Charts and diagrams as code

[BEGIN]

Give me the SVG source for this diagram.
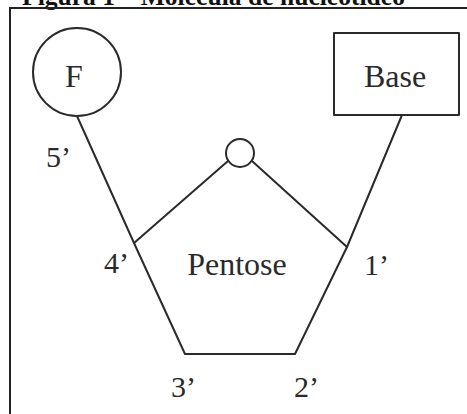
<svg xmlns="http://www.w3.org/2000/svg" width="467" height="414" viewBox="0 0 467 414">
<style>
.ln{stroke:#2a2a2a;stroke-width:2;fill:none;stroke-linecap:round;stroke-linejoin:round}
.lb{font-family:"Liberation Serif","DejaVu Serif",serif;font-size:30px;fill:#2a2a2a}
.big{font-family:"Liberation Serif","DejaVu Serif",serif;font-size:32px;fill:#2a2a2a;text-anchor:middle}
</style>
<rect width="467" height="414" fill="#fff"/>
<text x="22" y="5" font-family="Liberation Serif, serif" font-weight="bold" font-size="25" textLength="383" lengthAdjust="spacingAndGlyphs" fill="#111">Figura 1 – Molécula de nucleotídeo</text>
<path d="M10 414 V8 H467" stroke="#222" stroke-width="2" fill="none"/>
<g id="connectors">
<path class="ln" d="M77 116 L134 243 L185 354 L295 354 L347 247 L402 115"/>
<path class="ln" d="M134 243 L228 161"/>
<path class="ln" d="M252 161 L347 247"/>
</g>
<g id="node-F">
<circle class="ln" cx="77" cy="72" r="44"/>
<text class="big" x="74" y="87">F</text>
</g>
<g id="node-Base">
<rect class="ln" x="334" y="33" width="125" height="82"/>
<text class="big" x="395" y="87">Base</text>
</g>
<g id="node-O">
<circle class="ln" cx="240" cy="153" r="14"/>
</g>
<g id="node-Pentose">
<text class="big" x="237" y="275">Pentose</text>
</g>
<g id="labels">
<text class="lb" x="46" y="167">5’</text>
<text class="lb" x="104" y="273">4’</text>
<text class="lb" x="364" y="275">1’</text>
<text class="lb" x="171" y="397">3’</text>
<text class="lb" x="294" y="397">2’</text>
</g>
</svg>
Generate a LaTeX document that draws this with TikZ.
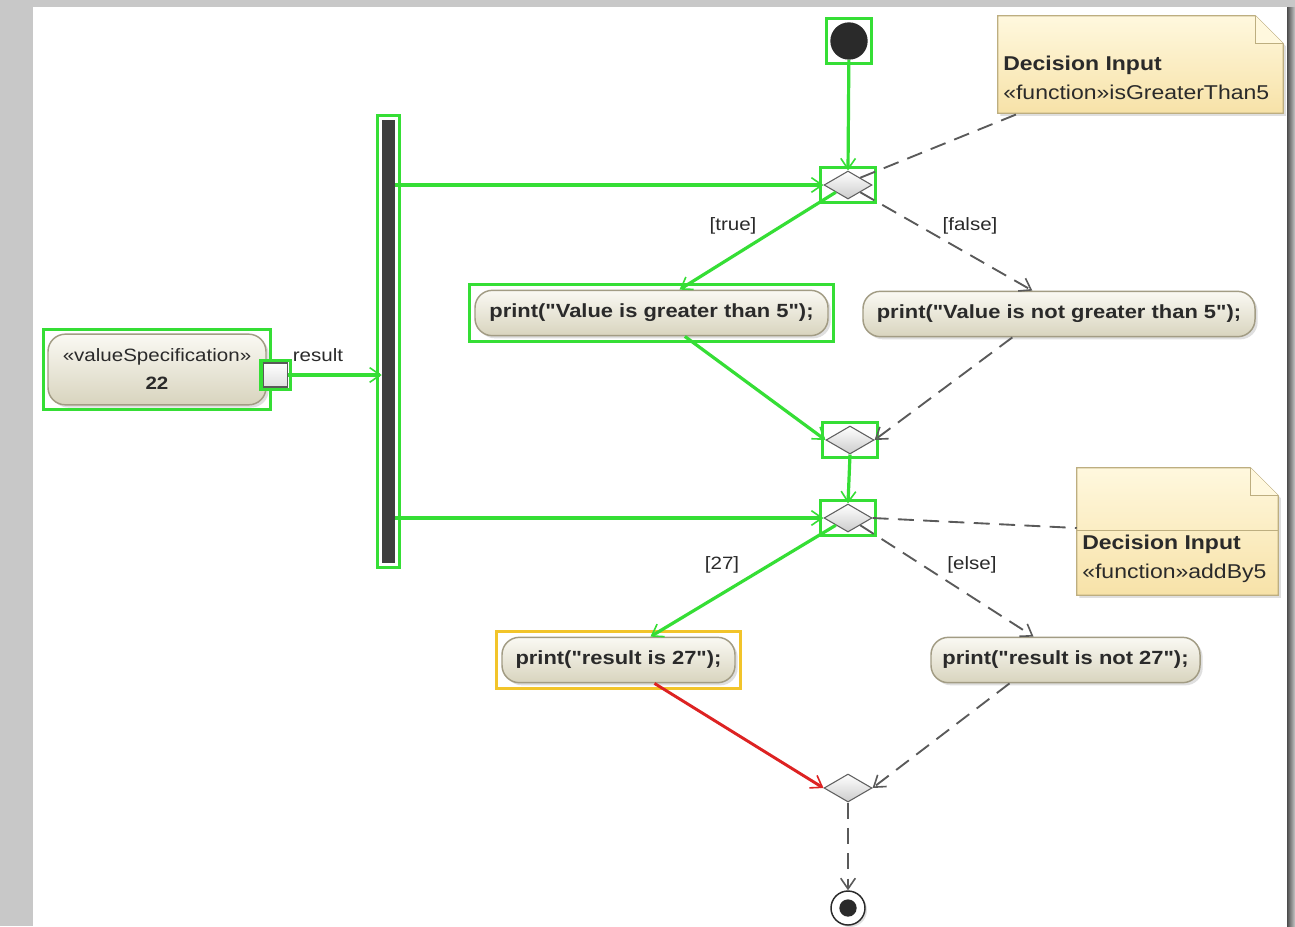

[END]

_Objective_
Reproduce each entry verbatim, excluding any embedded images.

_Exercise solution_
Give me the SVG source for this diagram.
<svg xmlns="http://www.w3.org/2000/svg" width="467" height="414" viewBox="0 0 467 414">
<style>
.ln{stroke:#2a2a2a;stroke-width:2;fill:none;stroke-linecap:round;stroke-linejoin:round}
.lb{font-family:"Liberation Serif","DejaVu Serif",serif;font-size:30px;fill:#2a2a2a}
.big{font-family:"Liberation Serif","DejaVu Serif",serif;font-size:32px;fill:#2a2a2a;text-anchor:middle}
</style>
<rect width="467" height="414" fill="#fff"/>
<text x="22" y="5" font-family="Liberation Serif, serif" font-weight="bold" font-size="25" textLength="383" lengthAdjust="spacingAndGlyphs" fill="#111">Figura 1 – Molécula de nucleotídeo</text>
<path d="M10 414 V8 H467" stroke="#222" stroke-width="2" fill="none"/>
<g id="connectors">
<path class="ln" d="M77 116 L134 243 L185 354 L295 354 L347 247 L402 115"/>
<path class="ln" d="M134 243 L228 161"/>
<path class="ln" d="M252 161 L347 247"/>
</g>
<g id="node-F">
<circle class="ln" cx="77" cy="72" r="44"/>
<text class="big" x="74" y="87">F</text>
</g>
<g id="node-Base">
<rect class="ln" x="334" y="33" width="125" height="82"/>
<text class="big" x="395" y="87">Base</text>
</g>
<g id="node-O">
<circle class="ln" cx="240" cy="153" r="14"/>
</g>
<g id="node-Pentose">
<text class="big" x="237" y="275">Pentose</text>
</g>
<g id="labels">
<text class="lb" x="46" y="167">5’</text>
<text class="lb" x="104" y="273">4’</text>
<text class="lb" x="364" y="275">1’</text>
<text class="lb" x="171" y="397">3’</text>
<text class="lb" x="294" y="397">2’</text>
</g>
</svg>
Generate a LaTeX document that draws this with TikZ.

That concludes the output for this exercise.